● **Exercise directions**: Return only the lines from the top of the data down to the one that holds "ax = fig.add_axes([0.1292, 0.0981, 0.8708, 0.8302])", both included, without any pictures.
====================
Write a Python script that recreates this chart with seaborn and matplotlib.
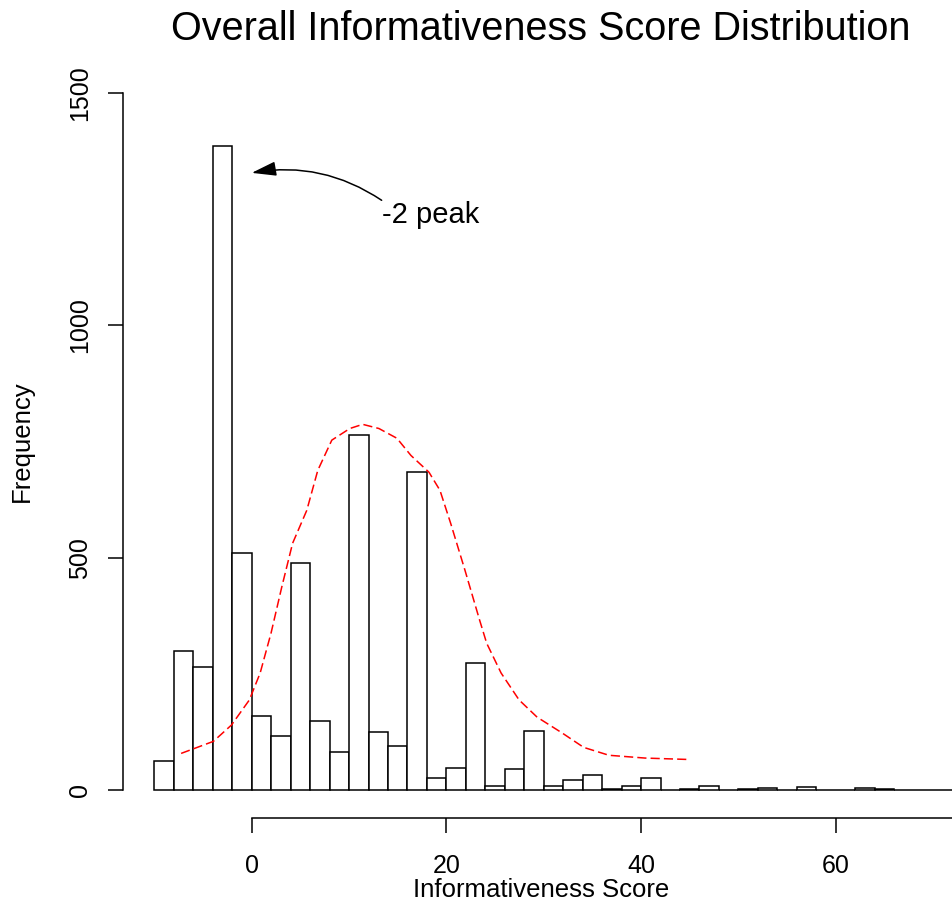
import numpy as np
import pandas as pd
import seaborn as sns
import matplotlib.pyplot as plt

# ===============================
# 1. DATA
# ===============================
bin_edges = list(range(-10, 74, 2))
bin_counts = [
    62, 299, 264, 1385, 510, 160, 116, 488, 148, 83,
    763, 124, 96, 684, 27, 48, 274, 9, 45, 127,
    8, 22, 32, 3, 9, 26, 0, 3, 9, 0,
    2, 5, 0, 6, 0, 0, 4, 2, 0, 0,
    1,
]

# scaled density curve (red dashed)
dens_x = [-7.25, -3.93, -2.08, -0.24, 0.87, 1.99, 3.09, 4.20, 5.66, 6.79,
          8.23, 10.08, 11.40, 13.07, 14.92, 16.36, 18.21, 19.34, 20.44, 21.91,
          23.41, 24.14, 25.62, 27.47, 29.32, 31.89, 34.1, 36.7, 40.4, 44.8]
dens_y = [79, 105, 140, 194, 252, 338, 437, 531, 602, 688,
          753, 778, 787, 778, 757, 720, 684, 645, 574, 473,
          366, 316, 252, 194, 157, 123, 92, 75, 69, 66]

x_ticks = [0, 20, 40, 60]
y_ticks = [0, 500, 1000, 1500]

df = pd.DataFrame({
    "score": [e + 1 for e in bin_edges[:-1]],
    "count": bin_counts,
})

# ===============================
# 2. STYLE
# ===============================
sns.set_theme(style="ticks")
plt.rcParams["font.family"] = ["Liberation Sans", "DejaVu Sans"]
plt.rcParams["text.color"] = "black"
plt.rcParams["axes.labelcolor"] = "black"

fig = plt.figure(figsize=(9.52, 9.07), dpi=100)
ax = fig.add_axes([0.1292, 0.0981, 0.8708, 0.8302])

# ===============================
# 3. HISTOGRAM + DENSITY
# ===============================
sns.histplot(
    data=df, x="score", weights="count", bins=bin_edges,
    color="white", edgecolor="black", linewidth=1.1, alpha=1, ax=ax
)

sns.lineplot(x=dens_x, y=dens_y, color="red", linewidth=1.1, ax=ax)
ax.lines[-1].set_dashes([6, 2.7])

# annotation
ax.annotate(
    "", xy=(0.0, 1328), xytext=(13.35, 1269),
    arrowprops=dict(arrowstyle="-|>,head_length=0.75,head_width=0.22",
                    connectionstyle="arc3,rad=0.2", color="black",
                    lw=1.1, shrinkA=0, shrinkB=0, mutation_scale=20),
)
ax.text(13.4, 1221, "-2 peak", fontsize=21, ha="left", va="baseline",
        color="black")

# ===============================
# 4. AXES (R base look)
# ===============================
ax.set_xlim(-13.22, 71.94)
ax.set_ylim(-60, 1560)
ax.set_xticks(x_ticks)
ax.set_yticks(y_ticks)
for s in ["top", "right"]:
    ax.spines[s].set_visible(False)
ax.spines["left"].set_bounds(0, 1500)
ax.spines["bottom"].set_bounds(0, 71.94)
for s in ["left", "bottom"]:
    ax.spines[s].set_linewidth(1.1)
    ax.spines[s].set_color("black")

ax.tick_params(axis="both", direction="out", length=10.8, width=1.1,
               colors="black", labelsize=18)
ax.tick_params(axis="x", pad=15)
ax.tick_params(axis="y", pad=11.5, labelrotation=90)
for lab in ax.get_yticklabels():
    lab.set_va("center")

ax.set_xlabel("Informativeness Score", fontsize=18.5, color="black")
ax.set_ylabel("Frequency", fontsize=18.5, color="black")
ax.xaxis.set_label_coords(0.504, -0.0797)
ax.yaxis.set_label_coords(-0.1074, 0.5)

fig.text(0.5683, 0.9559, "Overall Informativeness Score Distribution",
         fontsize=28.5, ha="center", va="baseline", color="black")

fig.savefig("out.png", dpi=100)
====================
● **Worked solution**:
Write a Python script that recreates this chart with seaborn and matplotlib.
import numpy as np
import pandas as pd
import seaborn as sns
import matplotlib.pyplot as plt

# ===============================
# 1. DATA
# ===============================
bin_edges = list(range(-10, 74, 2))
bin_counts = [
    62, 299, 264, 1385, 510, 160, 116, 488, 148, 83,
    763, 124, 96, 684, 27, 48, 274, 9, 45, 127,
    8, 22, 32, 3, 9, 26, 0, 3, 9, 0,
    2, 5, 0, 6, 0, 0, 4, 2, 0, 0,
    1,
]

# scaled density curve (red dashed)
dens_x = [-7.25, -3.93, -2.08, -0.24, 0.87, 1.99, 3.09, 4.20, 5.66, 6.79,
          8.23, 10.08, 11.40, 13.07, 14.92, 16.36, 18.21, 19.34, 20.44, 21.91,
          23.41, 24.14, 25.62, 27.47, 29.32, 31.89, 34.1, 36.7, 40.4, 44.8]
dens_y = [79, 105, 140, 194, 252, 338, 437, 531, 602, 688,
          753, 778, 787, 778, 757, 720, 684, 645, 574, 473,
          366, 316, 252, 194, 157, 123, 92, 75, 69, 66]

x_ticks = [0, 20, 40, 60]
y_ticks = [0, 500, 1000, 1500]

df = pd.DataFrame({
    "score": [e + 1 for e in bin_edges[:-1]],
    "count": bin_counts,
})

# ===============================
# 2. STYLE
# ===============================
sns.set_theme(style="ticks")
plt.rcParams["font.family"] = ["Liberation Sans", "DejaVu Sans"]
plt.rcParams["text.color"] = "black"
plt.rcParams["axes.labelcolor"] = "black"

fig = plt.figure(figsize=(9.52, 9.07), dpi=100)
ax = fig.add_axes([0.1292, 0.0981, 0.8708, 0.8302])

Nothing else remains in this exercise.